What’s Right for You
“One of the marks of an intelligent person is to be able to distinguish what is worth doing and what isn’t, and to be able to set priorities.” Anne Wilson Schaef
Be true to yourself! To an artist, those words are important. We are all unique individuals and each of us has our own unique style. Embrace it! Each of us has our own idea of what beauty is, what is meaningful, what is exciting, what brings us joy. What is right for one, may not be right for another.
I am a great advocate of trying new things, learning new processes, trying out new ways of approaching subjects, exploring different styles, and working with new mediums. You never know what you might discover. But, at the same time as I am gathering this new information, and developing these new skills, I am evaluating how it will fit into my art life. Some things I can take and use, and they enhance what I do, other things are just not for me.
My last class had many “new to abstract” people. I admire them all for trying this style and getting out of their comfort zone. It may not be what they continue to do, but it will help them view their usual work in a different way, and it will expand their own ability. Once you try something different, it broadens how you see things.
Most creative people who see something they really like, want to try it. Go ahead! You lose nothing by trying. You gain experience and develop a broader view of the art world. But you also must decide if it is something you want to develop the skill set for, and if you will enjoy the process, on an ongoing basis. Not everything we enjoy viewing, fits our abilities.

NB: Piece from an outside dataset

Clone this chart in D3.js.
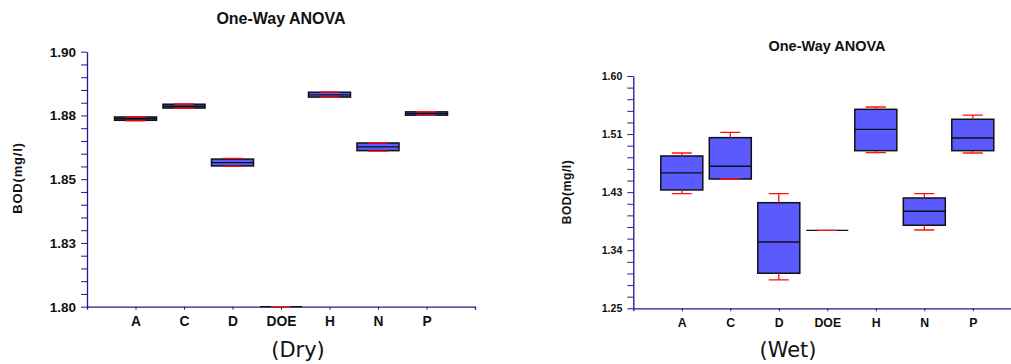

Having spent many years teaching art, among other things, I have developed a lot of skill sets, but I don’t enjoy doing all of them with the same amount of passion. And, let’s face it, passion counts when you are an artist! Being technically correct is OK, but without the passion our work will lack the key ingredient to really connect to our viewers.
My passion is in the tactile experience, and so I am happiest when I hear the “scritch scratch” sound of pastel on sanded paper, or I can create a collage with stuff I can feel or make a textured surface to paint on. I don’t get the same passion if it is just me, a paintbrush, paint, and a piece of paper.
Try a lot of different things. You never know what you will discover, to take back to the profound body of work, that sends you to your “Happy Place.”